RFE: Portable OpenSSH

Jim Knoble jmknoble at jmknoble.cx
Wed Mar 28 14:36:46 EST 2001


Circa 2001-Mar-27 19:57:07 -0800 dixit Dan Kaminsky:

: Unneccesary dependancies are bad and are not particularly solved by simply
: burying the problem under the but-we-have-a-great-package-format rug.

"Unnecessary" dependencies appear to be a matter of perspective.  Is
Cygwin an unnecessary dependency?  How about libresolv?  How about
/dev/tty or /bin/sh?

OpenSSH needs a high-quality PRNG.  It's a *requirement*.  I think
that's pretty simple, and exactly the sort of requirement detail that
dependency-aware package management systems are built to handle.

: If it's *absolutely critical* that an executable be dependent on
: other files, so be it, I'll live.  But that's a pain from a
: sysadmin's perspective, and it's one I think that admin should have
: the *chance* to avoid if necessary.  I accept pain when necessary,
: but reject it strongly when it's superfluous.

So you don't use Cygwin, then?

: Anyway, you're dancing around my actual question:  Why are compile-time
: checks, for reasons *other* than "if we include that library on the wrong
: system, the code won't build", good?

They detect parts of the operating system that ought to be there but
are missing.  Like /dev/random.

They also keep a fairly clear limit on how much OpenSSH ought to do to
compensate for a poorly integrated operating system.

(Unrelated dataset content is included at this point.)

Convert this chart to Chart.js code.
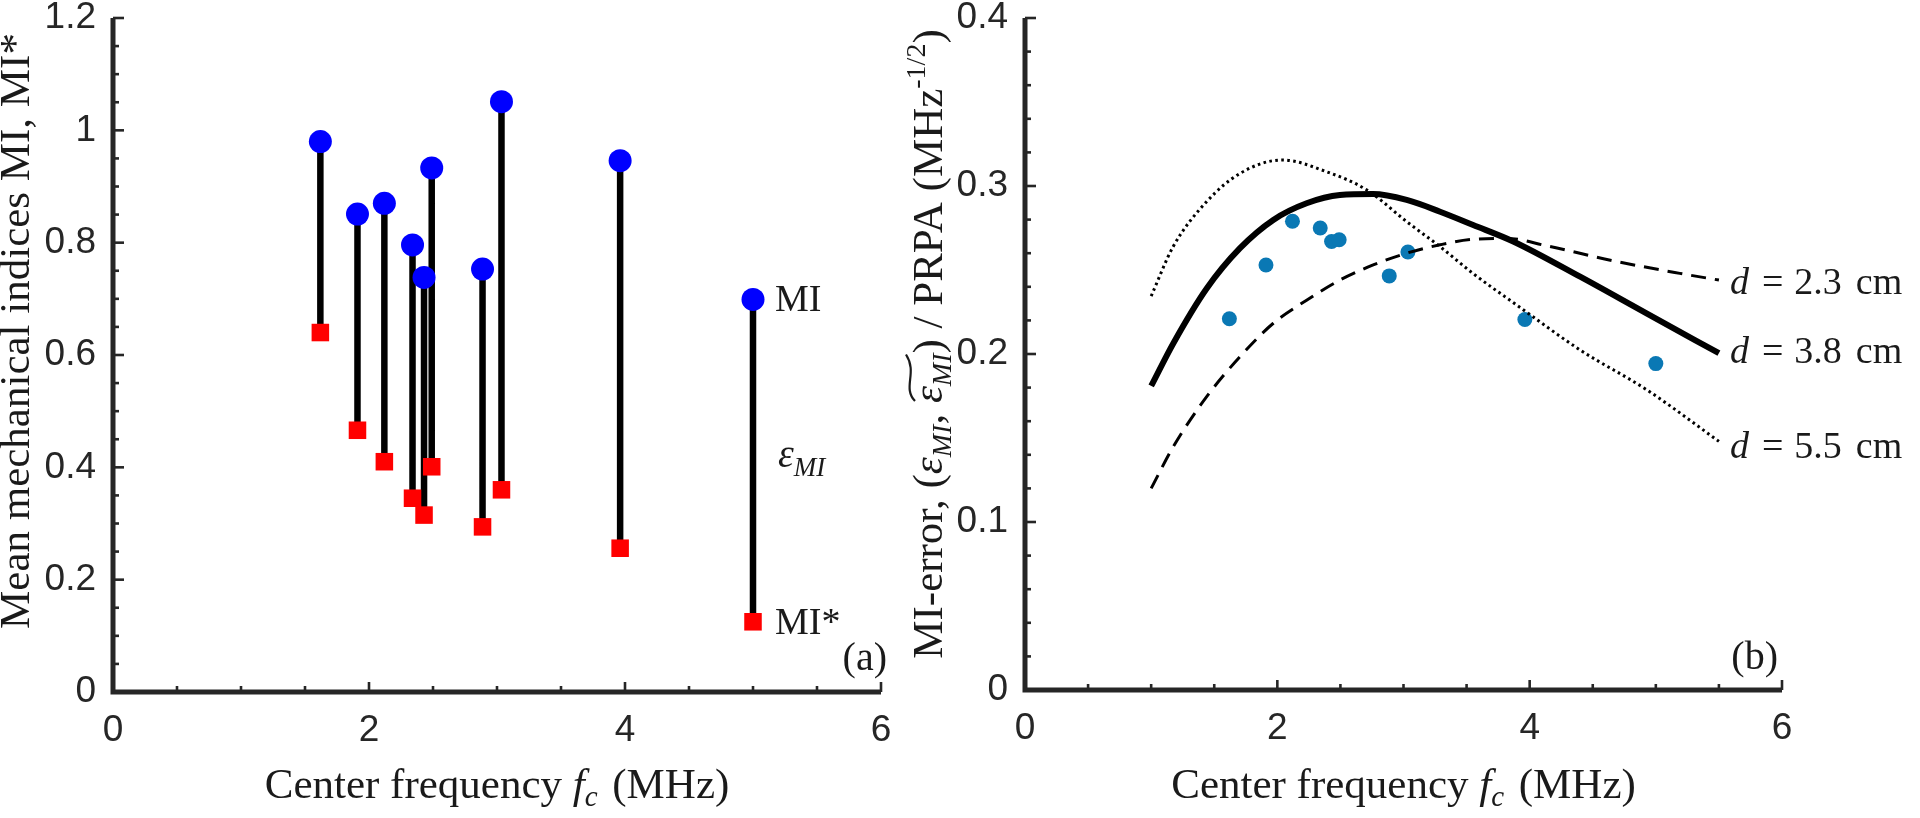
<!DOCTYPE html>
<html>
<head>
<meta charset="utf-8">
<script src="https://cdn.jsdelivr.net/npm/chart.js@4.4.1/dist/chart.umd.min.js"></script>
<style>
html,body{margin:0;padding:0;background:#fff;width:1920px;height:818px;overflow:hidden}
#cA{position:absolute;left:0;top:0}
#cB{position:absolute;left:880px;top:0}
</style>
</head>
<body>
<canvas id="cA" width="960" height="818"></canvas>
<canvas id="cB" width="1040" height="818"></canvas>
<script>
// ---------- data ----------
const freq       = [1.62, 1.91, 2.12, 2.34, 2.43, 2.49, 2.887, 3.035, 3.962, 5.0];
const miValues   = [0.980, 0.851, 0.870, 0.796, 0.738, 0.933, 0.753, 1.051, 0.946, 0.699];
const miStar     = [0.640, 0.466, 0.410, 0.345, 0.315, 0.401, 0.294, 0.360, 0.256, 0.125];
const miError    = [0.221, 0.253, 0.279, 0.275, 0.267, 0.268, 0.2465, 0.2607, 0.2205, 0.1943];

const curve23X = [1.0, 1.175, 1.44, 1.704, 1.968, 2.232, 2.496, 2.76, 3.025, 3.29, 3.552, 3.82, 4.13, 4.66, 5.19, 5.5];
const curve23Y = [0.120, 0.1448, 0.1746, 0.1984, 0.2183, 0.232, 0.244, 0.253, 0.260, 0.265, 0.2683, 0.2688, 0.2645, 0.2555, 0.248, 0.244];
const curve38X = [1.0, 1.175, 1.44, 1.704, 1.968, 2.232, 2.496, 2.76, 3.025, 3.29, 3.552, 3.87, 4.40, 4.93, 5.5];
const curve38Y = [0.181, 0.2063, 0.239, 0.263, 0.2798, 0.2897, 0.2946, 0.2952, 0.2917, 0.2847, 0.2768, 0.267, 0.246, 0.224, 0.2005];
const curve55X = [1.0, 1.175, 1.44, 1.704, 2.04, 2.39, 2.71, 3.025, 3.29, 3.55, 3.9, 4.4, 4.93, 5.5];
const curve55Y = [0.2345, 0.264, 0.2907, 0.3075, 0.3155, 0.3085, 0.2976, 0.2788, 0.2639, 0.248, 0.229, 0.2024, 0.1786, 0.148];
const depthLabels = ['2.3', '3.8', '5.5'];

const xRange = [0, 6];   const xMajor = 2;   const xMinor = 0.5;
const yRangeA = [0, 1.2]; const yMajorA = 0.2; const yMinorA = 0.05;
const yRangeB = [0, 0.4]; const yMajorB = 0.1; const yMinorB = 0.02;

// ---------- styling ----------
const AXIS = '#262626';
const TEXT = '#1a1a1a';
const SERIF = '"Liberation Serif", "Times New Roman", serif';
const SANS = '"Liberation Sans", Arial, sans-serif';
Chart.defaults.font.family = SANS;
Chart.defaults.color = AXIS;

function sf(size, italic) { return (italic ? 'italic ' : '') + size + 'px ' + SERIF; }
function steps(a, b, s) { const out = []; const n = Math.round((b - a) / s); for (let i = 0; i <= n; i++) out.push(+(a + i * s).toFixed(6)); return out; }

function drawRich(ctx, parts, x, y, align, rot) {
  ctx.save();
  ctx.translate(x, y);
  if (rot) ctx.rotate(rot);
  ctx.textBaseline = 'alphabetic';
  ctx.textAlign = 'left';
  ctx.fillStyle = TEXT;
  ctx.strokeStyle = TEXT;
  const ws = parts.map(p => { if (p.gap !== undefined) return p.gap; ctx.font = p.font; return ctx.measureText(p.t).width; });
  const total = ws.reduce((a, b) => a + b, 0);
  let cx = align === 'center' ? -total / 2 : (align === 'right' ? -total : 0);
  const marks = {};
  parts.forEach((p, i) => {
    if (p.mark) marks[p.mark] = cx;
    if (p.t) { ctx.font = p.font; ctx.fillText(p.t, cx, p.dy || 0); }
    cx += ws[i];
  });
  if (marks.ts !== undefined && marks.te !== undefined) {
    const a = marks.ts + 2, b = marks.te - 1, w = b - a;
    ctx.lineWidth = 2.2;
    ctx.beginPath();
    ctx.moveTo(a, -27);
    ctx.bezierCurveTo(a + w * 0.3, -40, a + w * 0.6, -24, b, -36);
    ctx.stroke();
  }
  ctx.restore();
}

const matAxes = {
  id: 'matAxes',
  afterDatasetsDraw(chart, args, o) {
    const { ctx, chartArea: ca, scales: { x, y } } = chart;
    ctx.save();
    ctx.strokeStyle = AXIS;
    ctx.lineCap = 'butt';
    ctx.lineWidth = 2.6;
    const isMajor = (v, s) => Math.abs(v / s - Math.round(v / s)) < 1e-6;
    steps(x.min, x.max, o.xMinor).forEach(v => {
      if (v === x.min) return;
      const px = x.getPixelForValue(v);
      const L = isMajor(v, o.xMajor) ? 10 : 6;
      ctx.beginPath(); ctx.moveTo(px, ca.bottom); ctx.lineTo(px, ca.bottom - L); ctx.stroke();
    });
    steps(y.min, y.max, o.yMinor).forEach(v => {
      if (v === y.min) return;
      const py = y.getPixelForValue(v);
      const L = isMajor(v, o.yMajor) ? 11 : 6;
      ctx.beginPath(); ctx.moveTo(ca.left, py); ctx.lineTo(ca.left + L, py); ctx.stroke();
    });
    ctx.lineWidth = 5;
    ctx.lineJoin = 'miter';
    ctx.beginPath();
    ctx.moveTo(ca.left, ca.top);
    ctx.lineTo(ca.left, ca.bottom);
    ctx.lineTo(ca.right, ca.bottom);
    ctx.stroke();
    ctx.restore();
  }
};

function scaleFix(kind, size) {
  return s => {
    if (kind === 'x') s.height = size; else s.width = size;
    s.paddingTop = 0; s.paddingBottom = 0; s.paddingLeft = 0; s.paddingRight = 0;
  };
}
const fmt = v => String(+Number(v).toFixed(3));

// ---------- left chart (a) ----------
const stemData = [];
freq.forEach((f, i) => {
  stemData.push({ x: f, y: miStar[i] }, { x: f, y: miValues[i] }, { x: f, y: null });
});

const textA = {
  id: 'textA',
  afterDraw(chart) {
    const { ctx, chartArea: ca, scales: { x, y } } = chart;
    const n = freq.length - 1;
    const lx = x.getPixelForValue(freq[n]);
    drawRich(ctx, [{ t: 'Mean mechanical indices MI, MI*', font: sf(43) }], 29, 331, 'center', -Math.PI / 2);
    drawRich(ctx, [
      { t: 'Center frequency ', font: sf(43) },
      { t: 'f', font: sf(43, true) },
      { t: 'c', font: sf(29, true), dy: 8 },
      { gap: 4 },
      { t: ' (MHz)', font: sf(43) }
    ], (ca.left + ca.right) / 2, 798, 'center');
    drawRich(ctx, [{ t: 'MI', font: sf(38) }], lx + 22, y.getPixelForValue(miValues[n]) + 12, 'left');
    drawRich(ctx, [{ t: 'MI*', font: sf(38) }], lx + 22, y.getPixelForValue(miStar[n]) + 12, 'left');
    drawRich(ctx, [
      { t: 'ε', font: sf(40, true) },
      { t: 'MI', font: sf(27, true), dy: 9 }
    ], lx + 25, 467, 'left');
    drawRich(ctx, [{ t: '(a)', font: sf(40) }], ca.right + 6, 670, 'right');
  }
};

new Chart(document.getElementById('cA'), {
  type: 'scatter',
  data: {
    datasets: [
      { type: 'line', data: stemData, showLine: true, spanGaps: false, borderColor: '#000', borderWidth: 6.5,
        borderCapStyle: 'butt', pointRadius: 0, order: 3 },
      { data: freq.map((f, i) => ({ x: f, y: miStar[i] })), pointStyle: 'rect', pointRadius: 12.4,
        backgroundColor: '#ff0000', borderWidth: 0, order: 2 },
      { data: freq.map((f, i) => ({ x: f, y: miValues[i] })), pointStyle: 'circle', pointRadius: 11.5,
        backgroundColor: '#0000ff', borderWidth: 0, order: 1 }
    ]
  },
  options: {
    responsive: false, animation: false, devicePixelRatio: 1, events: [],
    layout: { padding: { left: 0, right: 79, top: 18, bottom: 0 } },
    plugins: { legend: { display: false }, tooltip: { enabled: false },
      matAxes: { xMajor: xMajor, xMinor: xMinor, yMajor: yMajorA, yMinor: yMinorA } },
    scales: {
      x: { type: 'linear', min: xRange[0], max: xRange[1],
        ticks: { stepSize: xMajor, padding: 17, color: AXIS, font: { size: 37 }, callback: fmt },
        grid: { display: false, drawTicks: false }, border: { display: false },
        afterFit: scaleFix('x', 126) },
      y: { type: 'linear', min: yRangeA[0], max: yRangeA[1],
        ticks: { stepSize: yMajorA, padding: 17, color: AXIS, font: { size: 37 }, callback: fmt },
        grid: { display: false, drawTicks: false }, border: { display: false },
        afterFit: scaleFix('y', 113) }
    }
  },
  plugins: [matAxes, textA]
});

// ---------- right chart (b) ----------
const textB = {
  id: 'textB',
  afterDraw(chart) {
    const { ctx, chartArea: ca, scales: { x, y } } = chart;
    drawRich(ctx, [
      { t: 'MI-error, (', font: sf(43) },
      { t: 'ε', font: sf(43, true) },
      { t: 'MI', font: sf(28, true), dy: 9 },
      { t: ', ', font: sf(43) },
      { mark: 'ts', gap: 0 },
      { t: 'ε', font: sf(43, true) },
      { t: 'MI', font: sf(28, true), dy: 9 },
      { mark: 'te', gap: 0 },
      { t: ') / PRPA (MHz', font: sf(43) },
      { t: '-1/2', font: sf(28), dy: -17 },
      { t: ')', font: sf(43) }
    ], 62, 344, 'center', -Math.PI / 2);
    drawRich(ctx, [
      { t: 'Center frequency ', font: sf(43) },
      { t: 'f', font: sf(43, true) },
      { t: 'c', font: sf(29, true), dy: 8 },
      { gap: 4 },
      { t: ' (MHz)', font: sf(43) }
    ], (ca.left + ca.right) / 2, 798, 'center');
    const ends = [
      [curve23X[curve23X.length - 1], curve23Y[curve23Y.length - 1], 1],
      [curve38X[curve38X.length - 1], curve38Y[curve38Y.length - 1], -3],
      [curve55X[curve55X.length - 1], curve55Y[curve55Y.length - 1], 4]
    ];
    ends.forEach((e, i) => {
      drawRich(ctx, [
        { t: 'd', font: sf(38, true) }, { gap: 13 },
        { t: '=', font: sf(38) }, { gap: 11 },
        { t: depthLabels[i], font: sf(38) }, { gap: 14 },
        { t: 'cm', font: sf(38) }
      ], x.getPixelForValue(e[0]) + 11, y.getPixelForValue(e[1]) + e[2] + 13, 'left');
    });
    drawRich(ctx, [{ t: '(b)', font: sf(40) }], ca.right - 4, 669, 'right');
  }
};

new Chart(document.getElementById('cB'), {
  type: 'scatter',
  data: {
    datasets: [
      { data: freq.map((f, i) => ({ x: f, y: miError[i] })), pointStyle: 'circle', pointRadius: 7.5,
        backgroundColor: '#0a78b4', borderWidth: 0, order: 5 },
      { type: 'line', data: curve38X.map((v, i) => ({ x: v, y: curve38Y[i] })), showLine: true,
        borderColor: '#000', borderWidth: 6, pointRadius: 0, cubicInterpolationMode: 'monotone', order: 1 },
      { type: 'line', data: curve23X.map((v, i) => ({ x: v, y: curve23Y[i] })), showLine: true,
        borderColor: '#000', borderWidth: 3, borderDash: [15, 9], pointRadius: 0, cubicInterpolationMode: 'monotone', order: 2 },
      { type: 'line', data: curve55X.map((v, i) => ({ x: v, y: curve55Y[i] })), showLine: true,
        borderColor: '#000', borderWidth: 3, borderDash: [2.6, 3.4], pointRadius: 0, cubicInterpolationMode: 'monotone', order: 3 }
    ]
  },
  options: {
    responsive: false, animation: false, devicePixelRatio: 1, events: [],
    layout: { padding: { left: 0, right: 138, top: 18, bottom: 0 } },
    plugins: { legend: { display: false }, tooltip: { enabled: false },
      matAxes: { xMajor: xMajor, xMinor: xMinor, yMajor: yMajorB, yMinor: yMinorB } },
    scales: {
      x: { type: 'linear', min: xRange[0], max: xRange[1],
        ticks: { stepSize: xMajor, padding: 17, color: AXIS, font: { size: 37 }, callback: fmt },
        grid: { display: false, drawTicks: false }, border: { display: false },
        afterFit: scaleFix('x', 128) },
      y: { type: 'linear', min: yRangeB[0], max: yRangeB[1],
        ticks: { stepSize: yMajorB, padding: 17, color: AXIS, font: { size: 37 }, callback: fmt },
        grid: { display: false, drawTicks: false }, border: { display: false },
        afterFit: scaleFix('y', 145) }
    }
  },
  plugins: [matAxes, textB]
});
</script>
</body>
</html>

: Recompiling is clearly more painful than changing an option in
: sshd_config or silently downgrading(like we do when we can't find a
: primes file).

No, it isn't; certainly not where security is concerned, and
less-complex/more-auditable is more important than trying to recover
from when the stupid sysadmin removes /dev/random and /lib/libpam.so.0
because "nothing uses them".

What procedure do you use to compile software?  Do you do everything by
hand?  If you do, then you deserve to lie on that lumpy mattress.  If,
on the other hand, you go to the trouble to store the knowledge that
you have about how to compile and install a particular software package
in a script or two, then it's not much trouble at all when it come
around to recompiling. That's always been the great advantage of a tool
like RPM for me: encapsulation of knowledge about how to build software
into an automatable format.

: Yes, we can be more flexible with compile time checks when we have a
: packaging format that can choose which binaries to install at which
: times, but isn't it better to have flexible binaries?

But which ones should be flexible?  Who decides that?

: Anyway, no magic bullet turns libz into a non-issue.

A package management system isn't a silver bullet.  It's a knowledge
storage system.

: If sysadmins *have* to get packages, because they can't figure out
: how to compile the code and move it elsewhere, then they've lost
: freedom and access to the source(indeed, the source for them has
: been "neutered"; it's useful to look at but it doesn't spawn
: anything useful).

What?  If the sysadmins can't figure out how to compile and build zlib
and put it in /usr/local/lib/ or /space/local/lib/ some other standard
place on each platform, then you should fire them and hire actual
sysadmins.  Epkg just makes that easier: "Hey, we've already built zlib
for DG/UX---i'll just unpack the package archive in the right spot,
commit it using epkg, and we're ready to go."

: Epkg isn't everywhere by default...though it could be, and maybe
: should be,

Dan, this sort of thing is a *policy* decision that *you* have to make
for *your* network.  All software has dependencies.  You can choose to
ignore them (and deal with as they come up again and again), moan about
one or two of them, or use a generalized solution which stores
knowledge about dependencies and reminds you (or someone else) of them
at the appropriate time without you having to worry.